**WHAT IS NEEDED**
Write out again, word for word, the lines below from the line that holds "Convert this chart" through the line that holds "7.8, 6.0, 6.5, 9.9, 9.25, 8.1, 4.5]", omitting pictures.

Charts and diagrams as code:

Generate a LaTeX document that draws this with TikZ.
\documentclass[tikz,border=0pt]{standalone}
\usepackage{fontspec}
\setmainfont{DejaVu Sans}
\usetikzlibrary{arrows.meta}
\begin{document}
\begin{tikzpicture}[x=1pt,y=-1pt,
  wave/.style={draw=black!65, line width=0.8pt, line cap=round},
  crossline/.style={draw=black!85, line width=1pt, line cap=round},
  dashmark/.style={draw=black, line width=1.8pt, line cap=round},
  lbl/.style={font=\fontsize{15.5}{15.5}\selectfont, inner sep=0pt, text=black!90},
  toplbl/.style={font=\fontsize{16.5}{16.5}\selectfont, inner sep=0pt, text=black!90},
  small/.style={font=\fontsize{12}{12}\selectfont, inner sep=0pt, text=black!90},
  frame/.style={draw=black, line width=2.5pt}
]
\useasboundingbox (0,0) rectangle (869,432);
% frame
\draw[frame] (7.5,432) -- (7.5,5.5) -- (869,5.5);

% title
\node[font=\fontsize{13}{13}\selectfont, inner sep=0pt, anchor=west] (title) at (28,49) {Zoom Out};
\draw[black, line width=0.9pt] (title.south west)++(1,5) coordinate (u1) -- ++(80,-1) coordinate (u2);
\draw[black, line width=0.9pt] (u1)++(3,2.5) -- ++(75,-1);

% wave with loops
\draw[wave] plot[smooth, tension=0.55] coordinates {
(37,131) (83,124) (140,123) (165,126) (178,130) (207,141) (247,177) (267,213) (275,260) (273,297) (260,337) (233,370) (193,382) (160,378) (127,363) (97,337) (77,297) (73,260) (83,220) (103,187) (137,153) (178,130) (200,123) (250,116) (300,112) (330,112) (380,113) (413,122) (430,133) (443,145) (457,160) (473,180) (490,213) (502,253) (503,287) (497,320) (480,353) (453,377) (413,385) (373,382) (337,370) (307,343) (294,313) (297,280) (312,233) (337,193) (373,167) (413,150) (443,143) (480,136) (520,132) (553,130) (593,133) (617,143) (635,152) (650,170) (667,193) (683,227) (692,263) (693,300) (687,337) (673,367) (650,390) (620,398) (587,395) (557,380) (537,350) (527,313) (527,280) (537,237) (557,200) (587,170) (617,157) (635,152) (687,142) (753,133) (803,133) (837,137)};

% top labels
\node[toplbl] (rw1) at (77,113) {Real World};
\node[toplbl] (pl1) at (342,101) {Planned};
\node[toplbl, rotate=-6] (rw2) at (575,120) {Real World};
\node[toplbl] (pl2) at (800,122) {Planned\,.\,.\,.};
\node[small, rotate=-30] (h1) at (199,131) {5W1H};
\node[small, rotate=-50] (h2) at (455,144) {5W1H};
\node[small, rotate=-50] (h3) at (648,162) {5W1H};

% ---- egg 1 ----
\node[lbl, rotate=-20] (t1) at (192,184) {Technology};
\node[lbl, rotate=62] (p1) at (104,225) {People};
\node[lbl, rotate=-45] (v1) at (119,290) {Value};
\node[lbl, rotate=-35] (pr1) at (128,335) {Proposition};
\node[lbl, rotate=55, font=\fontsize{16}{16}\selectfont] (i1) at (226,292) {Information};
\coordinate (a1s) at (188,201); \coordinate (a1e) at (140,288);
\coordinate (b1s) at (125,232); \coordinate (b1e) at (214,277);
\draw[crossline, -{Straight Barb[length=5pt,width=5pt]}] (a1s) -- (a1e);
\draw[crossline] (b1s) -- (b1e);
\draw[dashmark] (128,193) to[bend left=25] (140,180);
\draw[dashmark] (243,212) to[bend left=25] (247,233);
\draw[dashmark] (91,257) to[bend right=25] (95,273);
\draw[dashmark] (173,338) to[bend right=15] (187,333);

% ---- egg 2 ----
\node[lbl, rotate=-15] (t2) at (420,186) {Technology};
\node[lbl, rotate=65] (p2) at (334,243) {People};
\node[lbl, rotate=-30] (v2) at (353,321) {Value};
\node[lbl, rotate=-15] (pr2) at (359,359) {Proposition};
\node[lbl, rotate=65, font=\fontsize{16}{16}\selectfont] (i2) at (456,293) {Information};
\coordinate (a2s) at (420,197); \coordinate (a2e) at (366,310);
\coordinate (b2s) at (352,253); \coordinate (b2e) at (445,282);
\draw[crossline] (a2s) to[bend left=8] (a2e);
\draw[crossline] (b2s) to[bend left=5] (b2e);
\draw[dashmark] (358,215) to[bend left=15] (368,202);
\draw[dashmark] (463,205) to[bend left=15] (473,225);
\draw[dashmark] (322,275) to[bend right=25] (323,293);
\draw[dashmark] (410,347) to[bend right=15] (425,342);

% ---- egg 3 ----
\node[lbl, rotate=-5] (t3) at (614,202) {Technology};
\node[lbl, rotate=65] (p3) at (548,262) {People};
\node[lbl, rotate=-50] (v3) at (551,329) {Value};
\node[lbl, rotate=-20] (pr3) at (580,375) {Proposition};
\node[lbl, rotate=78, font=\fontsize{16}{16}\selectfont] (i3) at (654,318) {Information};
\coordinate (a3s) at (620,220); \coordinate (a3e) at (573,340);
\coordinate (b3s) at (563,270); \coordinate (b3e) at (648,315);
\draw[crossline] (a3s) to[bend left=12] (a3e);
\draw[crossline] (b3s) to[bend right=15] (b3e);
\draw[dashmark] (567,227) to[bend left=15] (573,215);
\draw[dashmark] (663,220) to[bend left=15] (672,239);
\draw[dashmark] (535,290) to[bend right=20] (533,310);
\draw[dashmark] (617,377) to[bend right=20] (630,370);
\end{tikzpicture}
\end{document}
...
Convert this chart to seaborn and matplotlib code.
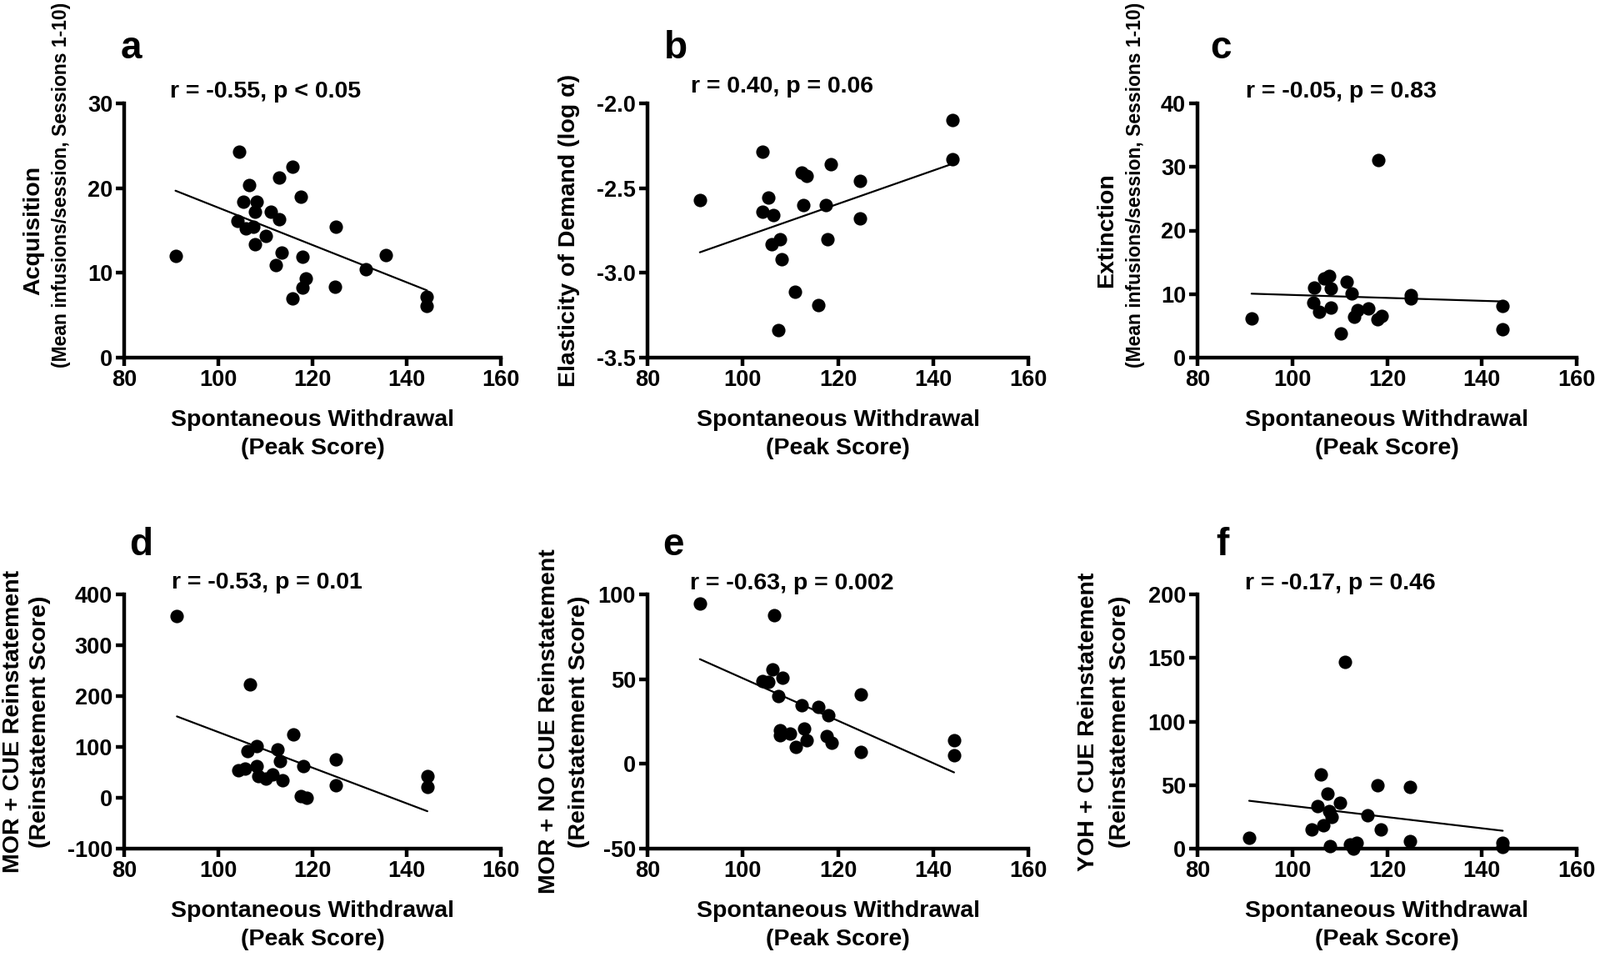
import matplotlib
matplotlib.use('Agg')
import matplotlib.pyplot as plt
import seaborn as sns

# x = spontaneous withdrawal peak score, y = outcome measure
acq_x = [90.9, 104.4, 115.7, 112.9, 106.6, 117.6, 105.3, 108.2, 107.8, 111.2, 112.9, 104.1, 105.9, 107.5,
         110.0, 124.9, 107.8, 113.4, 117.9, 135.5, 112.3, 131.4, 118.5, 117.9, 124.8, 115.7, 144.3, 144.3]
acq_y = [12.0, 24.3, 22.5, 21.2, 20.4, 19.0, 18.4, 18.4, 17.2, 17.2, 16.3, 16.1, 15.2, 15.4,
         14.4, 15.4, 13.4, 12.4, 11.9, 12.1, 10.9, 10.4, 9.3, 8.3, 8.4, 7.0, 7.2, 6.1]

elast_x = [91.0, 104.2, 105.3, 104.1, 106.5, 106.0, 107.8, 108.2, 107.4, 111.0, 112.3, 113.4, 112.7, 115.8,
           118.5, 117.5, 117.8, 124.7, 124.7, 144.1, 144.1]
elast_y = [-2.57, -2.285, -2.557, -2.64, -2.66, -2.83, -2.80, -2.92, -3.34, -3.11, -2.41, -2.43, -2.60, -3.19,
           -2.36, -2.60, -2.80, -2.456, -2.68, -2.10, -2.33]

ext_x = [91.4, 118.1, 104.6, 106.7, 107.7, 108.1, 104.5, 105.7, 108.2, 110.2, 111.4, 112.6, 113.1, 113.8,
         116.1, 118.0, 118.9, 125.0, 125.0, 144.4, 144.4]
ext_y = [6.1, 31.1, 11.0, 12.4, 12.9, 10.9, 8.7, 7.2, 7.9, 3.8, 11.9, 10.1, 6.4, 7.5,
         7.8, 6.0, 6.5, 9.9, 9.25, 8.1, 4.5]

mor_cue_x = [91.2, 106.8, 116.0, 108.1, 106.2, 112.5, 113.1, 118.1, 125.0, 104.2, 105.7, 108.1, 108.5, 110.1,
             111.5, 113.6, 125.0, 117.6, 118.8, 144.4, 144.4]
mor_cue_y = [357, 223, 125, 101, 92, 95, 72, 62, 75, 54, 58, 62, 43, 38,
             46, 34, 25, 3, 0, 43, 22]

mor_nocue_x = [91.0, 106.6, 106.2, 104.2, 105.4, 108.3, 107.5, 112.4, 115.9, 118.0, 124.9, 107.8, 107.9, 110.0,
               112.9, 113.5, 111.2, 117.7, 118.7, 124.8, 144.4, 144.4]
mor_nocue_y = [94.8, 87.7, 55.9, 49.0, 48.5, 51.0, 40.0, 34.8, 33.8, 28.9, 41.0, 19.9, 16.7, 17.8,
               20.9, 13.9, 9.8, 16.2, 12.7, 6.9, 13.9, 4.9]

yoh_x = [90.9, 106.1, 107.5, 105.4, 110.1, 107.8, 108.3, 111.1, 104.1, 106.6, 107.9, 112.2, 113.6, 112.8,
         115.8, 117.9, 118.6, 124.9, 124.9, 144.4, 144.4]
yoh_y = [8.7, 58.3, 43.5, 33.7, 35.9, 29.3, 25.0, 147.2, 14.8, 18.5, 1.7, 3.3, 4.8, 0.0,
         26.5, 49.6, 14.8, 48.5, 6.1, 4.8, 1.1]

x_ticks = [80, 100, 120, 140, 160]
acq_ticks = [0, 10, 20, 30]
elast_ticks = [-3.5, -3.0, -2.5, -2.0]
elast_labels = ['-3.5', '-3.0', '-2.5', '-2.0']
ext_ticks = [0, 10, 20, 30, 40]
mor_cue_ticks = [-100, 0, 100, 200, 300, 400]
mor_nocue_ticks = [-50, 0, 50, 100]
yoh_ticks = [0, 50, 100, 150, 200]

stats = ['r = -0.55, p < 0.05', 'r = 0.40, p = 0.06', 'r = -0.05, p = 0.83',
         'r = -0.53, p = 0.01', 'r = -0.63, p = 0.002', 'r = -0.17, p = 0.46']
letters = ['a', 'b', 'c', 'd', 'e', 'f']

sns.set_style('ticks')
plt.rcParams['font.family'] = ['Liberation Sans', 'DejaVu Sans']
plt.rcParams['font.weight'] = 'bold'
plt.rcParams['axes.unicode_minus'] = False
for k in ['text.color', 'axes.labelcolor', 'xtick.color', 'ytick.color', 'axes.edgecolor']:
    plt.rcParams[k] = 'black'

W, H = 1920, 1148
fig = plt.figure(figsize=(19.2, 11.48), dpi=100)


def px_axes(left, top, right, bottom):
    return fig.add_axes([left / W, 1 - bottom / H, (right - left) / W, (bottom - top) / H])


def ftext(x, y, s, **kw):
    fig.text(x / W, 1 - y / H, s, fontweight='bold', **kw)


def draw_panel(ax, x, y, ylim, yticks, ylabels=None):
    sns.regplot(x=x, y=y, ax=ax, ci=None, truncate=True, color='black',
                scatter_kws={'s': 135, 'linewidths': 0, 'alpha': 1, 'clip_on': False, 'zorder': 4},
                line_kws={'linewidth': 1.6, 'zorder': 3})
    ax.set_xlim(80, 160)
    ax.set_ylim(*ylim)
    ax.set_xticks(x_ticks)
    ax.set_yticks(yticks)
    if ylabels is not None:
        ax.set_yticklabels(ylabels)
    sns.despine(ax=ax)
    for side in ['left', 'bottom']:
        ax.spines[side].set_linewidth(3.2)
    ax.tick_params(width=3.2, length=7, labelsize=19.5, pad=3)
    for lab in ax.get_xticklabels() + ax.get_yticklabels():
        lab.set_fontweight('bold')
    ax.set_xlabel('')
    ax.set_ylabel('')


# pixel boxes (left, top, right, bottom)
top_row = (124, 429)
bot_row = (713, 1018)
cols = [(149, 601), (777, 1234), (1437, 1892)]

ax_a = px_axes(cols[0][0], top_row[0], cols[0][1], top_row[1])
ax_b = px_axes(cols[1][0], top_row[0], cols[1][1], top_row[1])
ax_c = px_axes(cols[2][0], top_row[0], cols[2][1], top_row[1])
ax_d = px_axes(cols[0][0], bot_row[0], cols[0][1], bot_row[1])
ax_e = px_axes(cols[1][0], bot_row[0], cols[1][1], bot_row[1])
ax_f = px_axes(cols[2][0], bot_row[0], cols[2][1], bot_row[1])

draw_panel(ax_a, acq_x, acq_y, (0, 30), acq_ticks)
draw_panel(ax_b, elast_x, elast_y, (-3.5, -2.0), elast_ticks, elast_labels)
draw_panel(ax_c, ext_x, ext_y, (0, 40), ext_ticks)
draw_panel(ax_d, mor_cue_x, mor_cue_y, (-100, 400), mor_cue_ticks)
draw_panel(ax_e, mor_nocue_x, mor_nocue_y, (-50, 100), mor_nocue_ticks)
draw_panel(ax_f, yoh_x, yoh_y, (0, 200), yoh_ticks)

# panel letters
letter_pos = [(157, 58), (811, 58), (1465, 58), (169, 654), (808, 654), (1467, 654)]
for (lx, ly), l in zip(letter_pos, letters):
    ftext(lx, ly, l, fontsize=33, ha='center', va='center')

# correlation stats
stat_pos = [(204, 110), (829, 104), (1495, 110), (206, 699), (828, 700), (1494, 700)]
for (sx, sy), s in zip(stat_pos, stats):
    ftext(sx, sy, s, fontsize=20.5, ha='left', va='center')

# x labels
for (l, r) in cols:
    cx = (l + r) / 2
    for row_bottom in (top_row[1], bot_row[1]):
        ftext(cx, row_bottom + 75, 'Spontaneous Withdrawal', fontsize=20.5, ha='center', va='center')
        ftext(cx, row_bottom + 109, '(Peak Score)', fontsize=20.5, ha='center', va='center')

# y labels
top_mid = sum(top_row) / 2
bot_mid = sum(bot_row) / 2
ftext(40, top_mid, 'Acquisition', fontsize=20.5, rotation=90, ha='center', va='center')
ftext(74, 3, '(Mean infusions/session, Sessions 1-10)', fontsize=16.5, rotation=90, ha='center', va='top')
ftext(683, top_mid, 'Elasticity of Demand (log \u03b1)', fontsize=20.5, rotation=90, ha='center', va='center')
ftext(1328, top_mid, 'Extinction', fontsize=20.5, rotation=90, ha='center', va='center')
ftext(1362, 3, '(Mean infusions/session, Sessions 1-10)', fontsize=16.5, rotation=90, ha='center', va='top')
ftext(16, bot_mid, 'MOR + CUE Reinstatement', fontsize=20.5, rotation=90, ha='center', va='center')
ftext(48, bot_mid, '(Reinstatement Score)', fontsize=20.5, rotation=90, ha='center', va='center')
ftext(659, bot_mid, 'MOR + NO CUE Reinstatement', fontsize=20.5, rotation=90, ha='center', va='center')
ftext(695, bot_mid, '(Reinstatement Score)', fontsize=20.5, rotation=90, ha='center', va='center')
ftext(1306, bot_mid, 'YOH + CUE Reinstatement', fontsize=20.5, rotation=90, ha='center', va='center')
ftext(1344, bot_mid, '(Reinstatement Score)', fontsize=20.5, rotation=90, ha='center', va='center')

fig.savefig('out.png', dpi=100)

**TASK RESPONSE**
Convert this chart to seaborn and matplotlib code.
import matplotlib
matplotlib.use('Agg')
import matplotlib.pyplot as plt
import seaborn as sns

# x = spontaneous withdrawal peak score, y = outcome measure
acq_x = [90.9, 104.4, 115.7, 112.9, 106.6, 117.6, 105.3, 108.2, 107.8, 111.2, 112.9, 104.1, 105.9, 107.5,
         110.0, 124.9, 107.8, 113.4, 117.9, 135.5, 112.3, 131.4, 118.5, 117.9, 124.8, 115.7, 144.3, 144.3]
acq_y = [12.0, 24.3, 22.5, 21.2, 20.4, 19.0, 18.4, 18.4, 17.2, 17.2, 16.3, 16.1, 15.2, 15.4,
         14.4, 15.4, 13.4, 12.4, 11.9, 12.1, 10.9, 10.4, 9.3, 8.3, 8.4, 7.0, 7.2, 6.1]

elast_x = [91.0, 104.2, 105.3, 104.1, 106.5, 106.0, 107.8, 108.2, 107.4, 111.0, 112.3, 113.4, 112.7, 115.8,
           118.5, 117.5, 117.8, 124.7, 124.7, 144.1, 144.1]
elast_y = [-2.57, -2.285, -2.557, -2.64, -2.66, -2.83, -2.80, -2.92, -3.34, -3.11, -2.41, -2.43, -2.60, -3.19,
           -2.36, -2.60, -2.80, -2.456, -2.68, -2.10, -2.33]

ext_x = [91.4, 118.1, 104.6, 106.7, 107.7, 108.1, 104.5, 105.7, 108.2, 110.2, 111.4, 112.6, 113.1, 113.8,
         116.1, 118.0, 118.9, 125.0, 125.0, 144.4, 144.4]
ext_y = [6.1, 31.1, 11.0, 12.4, 12.9, 10.9, 8.7, 7.2, 7.9, 3.8, 11.9, 10.1, 6.4, 7.5,
         7.8, 6.0, 6.5, 9.9, 9.25, 8.1, 4.5]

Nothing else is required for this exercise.